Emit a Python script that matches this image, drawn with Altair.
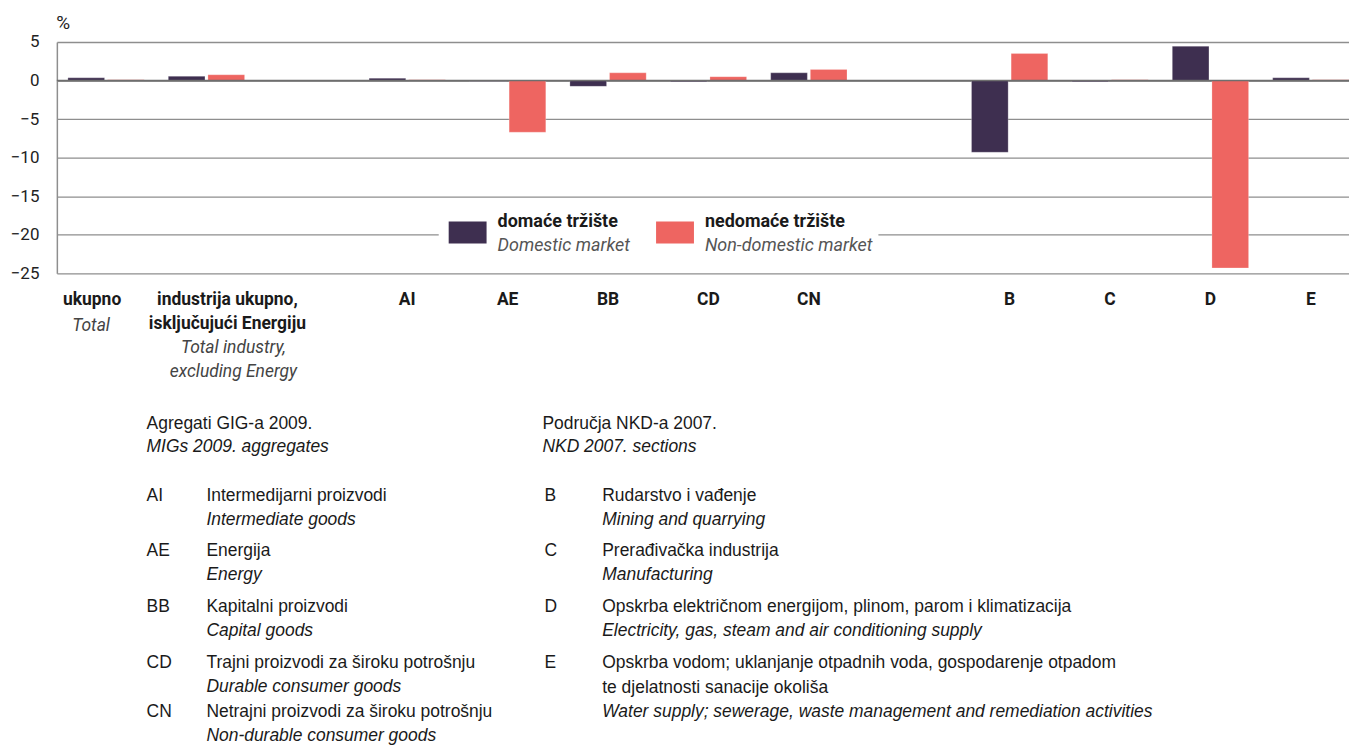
import altair as alt
import pandas as pd

# ---------------- data ----------------
slots = ["ukupno", "industrija", "gap1", "AI", "AE", "BB", "CD", "CN", "gap2", "B", "C", "D", "E"]
categories = ["ukupno", "industrija", "AI", "AE", "BB", "CD", "CN", "B", "C", "D", "E"]
domestic = [0.35, 0.55, 0.3, -0.1, -0.75, -0.15, 1.0, -9.3, -0.15, 4.45, 0.35]
nondomestic = [0.1, 0.75, 0.1, -6.7, 1.0, 0.5, 1.45, 3.5, 0.1, -24.3, 0.1]
series_hr = ["domaće tržište", "nedomaće tržište"]
series_en = ["Domestic market", "Non-domestic market"]
colors = ["#3e2f50", "#ee6561"]
y_ticks = [5, 0, -5, -10, -15, -20, -25]

bold_labels = {
    "ukupno": "ukupno",
    "industrija": "industrija ukupno,\nisključujući Energiju",
    "AI": "AI", "AE": "AE", "BB": "BB", "CD": "CD", "CN": "CN",
    "B": "B", "C": "C", "D": "D", "E": "E",
}
italic_total = "Total"
italic_industry = "Total industry,\nexcluding Energy"

left_header = ["Agregati GIG-a 2009.", "MIGs 2009. aggregates"]
right_header = ["Područja NKD-a 2007.", "NKD 2007. sections"]
left_codes = ["AI", "AE", "BB", "CD", "CN"]
left_hr = ["Intermedijarni proizvodi", "Energija", "Kapitalni proizvodi",
           "Trajni proizvodi za široku potrošnju", "Netrajni proizvodi za široku potrošnju"]
left_en = ["Intermediate goods", "Energy", "Capital goods",
           "Durable consumer goods", "Non-durable consumer goods"]
right_codes = ["B", "C", "D", "E"]
right_hr = ["Rudarstvo i vađenje", "Prerađivačka industrija",
            "Opskrba električnom energijom, plinom, parom i klimatizacija",
            "Opskrba vodom; uklanjanje otpadnih voda, gospodarenje otpadom\nte djelatnosti sanacije okoliša"]
right_en = ["Mining and quarrying", "Manufacturing",
            "Electricity, gas, steam and air conditioning supply",
            "Water supply; sewerage, waste management and remediation activities"]

rows = []
for c, d, n in zip(categories, domestic, nondomestic):
    rows.append({"cat": c, "series": series_hr[0], "value": d})
    rows.append({"cat": c, "series": series_hr[1], "value": n})
df = pd.DataFrame(rows)

# ---------------- styling ----------------
COND = "Roboto, Liberation Sans, sans-serif"
REG = "Liberation Sans, Arial, sans-serif"
W, H = 1296, 232
GRID = "#8e8e8e"

xscale = alt.Scale(domain=slots, paddingInner=0.24, paddingOuter=0.055, align=1)
X = alt.X("cat:N", scale=xscale, axis=None)
yscale = alt.Scale(domain=[-25, 5], nice=False, zero=False)

yaxis = alt.Axis(values=y_ticks, grid=True, gridColor=GRID, gridWidth=1.3,
                 domain=True, domainColor=GRID, domainWidth=1.5, ticks=False,
                 labelPadding=18, labelFontSize=17, labelColor="#222", labelFont=COND,
                 title="%", titleAngle=0, titleAlign="left", titleBaseline="middle",
                 titleX=-1, titleY=-20, titleFontSize=19, titleFontWeight="normal",
                 titleFont=COND, titleColor="#222")

bars = alt.Chart(df).mark_bar(stroke="#ffffff", strokeWidth=0.4, strokeOpacity=0.6).encode(
    x=X,
    xOffset=alt.XOffset("series:N", scale=alt.Scale(domain=series_hr, paddingInner=0.075)),
    y=alt.Y("value:Q", scale=yscale, axis=yaxis),
    color=alt.Color("series:N", scale=alt.Scale(domain=series_hr, range=colors), legend=None),
)

zero = alt.Chart(pd.DataFrame({"v": [0]})).mark_rule(color="#6e6e6e", strokeWidth=1.4).encode(
    y=alt.Y("v:Q", scale=yscale, axis=yaxis))

one = pd.DataFrame({"a": [0]})

# legend (drawn manually to allow two-line bold/italic labels)
legend_layers = [
    alt.Chart(one).mark_rect(fill="white").encode(
        x=alt.value(383), x2=alt.value(824), y=alt.value(168), y2=alt.value(216)),
]
for i, (lx, tx) in enumerate([(393, 442), (601, 650)]):
    legend_layers.append(alt.Chart(one).mark_rect(fill=colors[i]).encode(
        x=alt.value(lx), x2=alt.value(lx + 38), y=alt.value(180), y2=alt.value(202)))
    legend_layers.append(alt.Chart(one).mark_text(
        align="left", baseline="alphabetic", font=COND, fontSize=18, fontWeight="bold", color="#1a1a1a"
    ).encode(x=alt.value(tx), y=alt.value(186), text=alt.value(series_hr[i])))
    legend_layers.append(alt.Chart(one).mark_text(
        align="left", baseline="alphabetic", font=COND, fontSize=18, fontStyle="italic", color="#555"
    ).encode(x=alt.value(tx), y=alt.value(210), text=alt.value(series_en[i])))

# category labels under axis
bl_df = pd.DataFrame({"cat": list(bold_labels.keys()), "label": list(bold_labels.values())})
cat_bold = alt.Chart(bl_df[~bl_df.cat.isin(["ukupno", "industrija"])]).mark_text(
    align="center", baseline="alphabetic", font=COND, fontSize=17.5, fontWeight="bold",
    color="#1a1a1a"
).encode(x=X, y=alt.value(264), text="label:N")
cat_bold_ind = alt.Chart(bl_df[bl_df.cat == "industrija"]).mark_text(
    align="center", baseline="alphabetic", font=COND, fontSize=17.5, fontWeight="bold",
    color="#1a1a1a", lineBreak="\n", lineHeight=24, dx=21
).encode(x=X, y=alt.value(264), text="label:N")
cat_bold_u = alt.Chart(bl_df[bl_df.cat == "ukupno"]).mark_text(
    align="center", baseline="alphabetic", font=COND, fontSize=17.5, fontWeight="bold",
    color="#1a1a1a", dx=-14
).encode(x=X, y=alt.value(264), text="label:N")
cat_it_total = alt.Chart(pd.DataFrame({"cat": ["ukupno"], "label": [italic_total]})).mark_text(
    align="center", baseline="alphabetic", font=COND, fontSize=17.5, fontStyle="italic",
    color="#444", dx=-15
).encode(x=X, y=alt.value(290), text="label:N")
cat_it_ind = alt.Chart(pd.DataFrame({"cat": ["industrija"], "label": [italic_industry]})).mark_text(
    align="center", baseline="alphabetic", font=COND, fontSize=17.5, fontStyle="italic",
    color="#444", lineBreak="\n", lineHeight=24, dx=27
).encode(x=X, y=alt.value(312), text="label:N")

# notes below
def txt(s, x, y, italic=False, size=17.5):
    return alt.Chart(one).mark_text(
        align="left", baseline="alphabetic", font=REG, fontSize=size,
        fontStyle="italic" if italic else "normal", color="#1a1a1a",
        lineBreak="\n", lineHeight=25
    ).encode(x=alt.value(x), y=alt.value(y), text=alt.value(s))

notes = [
    txt(left_header[0], 90, 388), txt(left_header[1], 90, 411, italic=True),
    txt(right_header[0], 487, 388), txt(right_header[1], 487, 411, italic=True),
]
left_y = [460, 516, 572, 628, 677]
for code, hr, en, y in zip(left_codes, left_hr, left_en, left_y):
    notes += [txt(code, 90, y), txt(hr, 150, y), txt(en, 150, y + 24, italic=True)]
right_y = [460, 516, 572, 628]
for code, hr, en, y in zip(right_codes, right_hr, right_en, right_y):
    nl = hr.count("\n")
    notes += [txt(code, 489, y), txt(hr, 547, y), txt(en, 547, y + 24 + 25 * nl, italic=True)]

chart = alt.layer(
    bars, zero, *legend_layers, cat_bold, cat_bold_ind, cat_bold_u, cat_it_total, cat_it_ind, *notes
).properties(
    width=W, height=H,
    background="white",
    autosize=alt.AutoSizeParams(type="none"),
    padding={"left": 49, "top": 33, "right": 0, "bottom": 476},
).configure_view(strokeWidth=0)

chart.save("out.html", embed_options={"renderer": "svg", "actions": False})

□ □ □ □ □

WHAT TO PRODUCE:
Quote, please, every line of the material above from its start through the line that has "import pandas as pd", reproducing the words exactly and dropping any images.

RESPONSE FOR THIS EXERCISE:
Emit a Python script that matches this image, drawn with Altair.
import altair as alt
import pandas as pd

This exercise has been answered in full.